*What this task involves*: Quote the material below exactly as written, from the first line to the line that holds "apm_fliers = [[], [100], [], [], [100]]", endpoints included.

*Source material*:
════════════════════
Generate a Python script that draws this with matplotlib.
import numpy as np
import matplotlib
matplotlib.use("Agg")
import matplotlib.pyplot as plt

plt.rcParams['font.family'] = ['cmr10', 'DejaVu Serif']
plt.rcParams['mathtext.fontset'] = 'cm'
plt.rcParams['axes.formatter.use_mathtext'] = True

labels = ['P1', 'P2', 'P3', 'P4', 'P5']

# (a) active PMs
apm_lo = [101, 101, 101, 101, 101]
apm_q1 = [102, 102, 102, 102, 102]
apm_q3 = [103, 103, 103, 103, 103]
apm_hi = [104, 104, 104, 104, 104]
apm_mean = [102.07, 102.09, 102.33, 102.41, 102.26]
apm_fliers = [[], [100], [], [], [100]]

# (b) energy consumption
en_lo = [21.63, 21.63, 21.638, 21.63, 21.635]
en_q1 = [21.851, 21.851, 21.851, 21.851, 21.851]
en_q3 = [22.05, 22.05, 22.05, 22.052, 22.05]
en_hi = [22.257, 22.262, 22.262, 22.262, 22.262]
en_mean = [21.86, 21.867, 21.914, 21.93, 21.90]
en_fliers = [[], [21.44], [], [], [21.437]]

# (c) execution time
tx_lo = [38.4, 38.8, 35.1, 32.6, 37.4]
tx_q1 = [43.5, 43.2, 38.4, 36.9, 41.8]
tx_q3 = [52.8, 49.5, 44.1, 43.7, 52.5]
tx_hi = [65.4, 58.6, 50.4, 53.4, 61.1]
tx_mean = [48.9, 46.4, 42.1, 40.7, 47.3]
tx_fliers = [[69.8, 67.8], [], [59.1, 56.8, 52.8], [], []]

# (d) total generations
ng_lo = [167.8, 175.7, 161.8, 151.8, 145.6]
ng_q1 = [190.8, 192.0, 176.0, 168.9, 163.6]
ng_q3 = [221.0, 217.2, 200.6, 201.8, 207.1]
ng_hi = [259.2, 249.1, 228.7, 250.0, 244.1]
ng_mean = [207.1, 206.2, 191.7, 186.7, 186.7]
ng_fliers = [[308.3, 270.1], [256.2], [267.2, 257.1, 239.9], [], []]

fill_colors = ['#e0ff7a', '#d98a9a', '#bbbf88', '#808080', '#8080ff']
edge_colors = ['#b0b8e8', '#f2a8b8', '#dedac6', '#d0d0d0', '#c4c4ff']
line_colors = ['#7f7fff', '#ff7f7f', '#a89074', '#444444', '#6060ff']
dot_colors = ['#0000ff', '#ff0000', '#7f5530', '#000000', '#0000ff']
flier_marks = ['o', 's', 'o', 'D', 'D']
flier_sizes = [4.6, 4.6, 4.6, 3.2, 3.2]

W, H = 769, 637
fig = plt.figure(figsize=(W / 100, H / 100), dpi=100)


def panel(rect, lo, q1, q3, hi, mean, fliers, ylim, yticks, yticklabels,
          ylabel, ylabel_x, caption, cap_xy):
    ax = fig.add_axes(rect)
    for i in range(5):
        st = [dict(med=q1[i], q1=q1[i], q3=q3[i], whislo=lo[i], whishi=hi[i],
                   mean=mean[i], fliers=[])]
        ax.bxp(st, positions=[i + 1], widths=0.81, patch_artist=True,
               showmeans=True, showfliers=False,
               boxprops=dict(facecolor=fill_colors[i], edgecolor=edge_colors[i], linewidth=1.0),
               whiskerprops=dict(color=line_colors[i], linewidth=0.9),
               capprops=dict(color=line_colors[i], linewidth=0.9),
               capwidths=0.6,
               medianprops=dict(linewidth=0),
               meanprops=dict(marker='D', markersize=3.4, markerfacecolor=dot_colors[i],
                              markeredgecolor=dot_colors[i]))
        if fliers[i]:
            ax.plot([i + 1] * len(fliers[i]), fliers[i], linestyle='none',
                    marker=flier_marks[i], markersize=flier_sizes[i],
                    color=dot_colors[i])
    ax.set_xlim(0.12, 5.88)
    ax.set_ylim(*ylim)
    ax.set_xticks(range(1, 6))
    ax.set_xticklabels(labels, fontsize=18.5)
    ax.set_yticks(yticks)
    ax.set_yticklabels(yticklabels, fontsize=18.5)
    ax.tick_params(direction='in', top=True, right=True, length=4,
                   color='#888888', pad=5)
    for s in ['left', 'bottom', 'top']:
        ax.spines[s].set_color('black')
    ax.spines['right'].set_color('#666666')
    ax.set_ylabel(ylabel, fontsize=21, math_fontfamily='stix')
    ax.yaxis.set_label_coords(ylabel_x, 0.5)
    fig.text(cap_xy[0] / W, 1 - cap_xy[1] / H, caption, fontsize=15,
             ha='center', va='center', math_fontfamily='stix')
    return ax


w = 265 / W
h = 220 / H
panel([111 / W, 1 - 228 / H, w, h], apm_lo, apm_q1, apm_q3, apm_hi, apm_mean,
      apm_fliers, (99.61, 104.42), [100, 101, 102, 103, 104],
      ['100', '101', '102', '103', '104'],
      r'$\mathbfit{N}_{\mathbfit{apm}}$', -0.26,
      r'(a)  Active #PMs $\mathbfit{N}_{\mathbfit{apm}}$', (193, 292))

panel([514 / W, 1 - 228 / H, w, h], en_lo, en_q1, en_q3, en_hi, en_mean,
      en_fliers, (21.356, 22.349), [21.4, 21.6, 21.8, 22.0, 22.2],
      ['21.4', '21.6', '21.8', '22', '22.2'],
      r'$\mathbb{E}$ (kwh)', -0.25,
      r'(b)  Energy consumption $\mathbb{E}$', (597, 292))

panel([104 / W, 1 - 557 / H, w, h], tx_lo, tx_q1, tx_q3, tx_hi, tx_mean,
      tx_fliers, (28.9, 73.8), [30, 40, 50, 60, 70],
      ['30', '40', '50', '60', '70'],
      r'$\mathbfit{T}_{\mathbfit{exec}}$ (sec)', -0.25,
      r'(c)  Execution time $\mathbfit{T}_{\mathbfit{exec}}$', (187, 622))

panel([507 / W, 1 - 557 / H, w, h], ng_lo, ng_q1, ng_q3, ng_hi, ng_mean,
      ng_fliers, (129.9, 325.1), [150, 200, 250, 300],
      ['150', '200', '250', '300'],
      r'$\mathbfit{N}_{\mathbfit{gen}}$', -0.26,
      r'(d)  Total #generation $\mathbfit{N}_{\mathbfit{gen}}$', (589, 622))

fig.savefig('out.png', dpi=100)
════════════════════
*Response*:
Generate a Python script that draws this with matplotlib.
import numpy as np
import matplotlib
matplotlib.use("Agg")
import matplotlib.pyplot as plt

plt.rcParams['font.family'] = ['cmr10', 'DejaVu Serif']
plt.rcParams['mathtext.fontset'] = 'cm'
plt.rcParams['axes.formatter.use_mathtext'] = True

labels = ['P1', 'P2', 'P3', 'P4', 'P5']

# (a) active PMs
apm_lo = [101, 101, 101, 101, 101]
apm_q1 = [102, 102, 102, 102, 102]
apm_q3 = [103, 103, 103, 103, 103]
apm_hi = [104, 104, 104, 104, 104]
apm_mean = [102.07, 102.09, 102.33, 102.41, 102.26]
apm_fliers = [[], [100], [], [], [100]]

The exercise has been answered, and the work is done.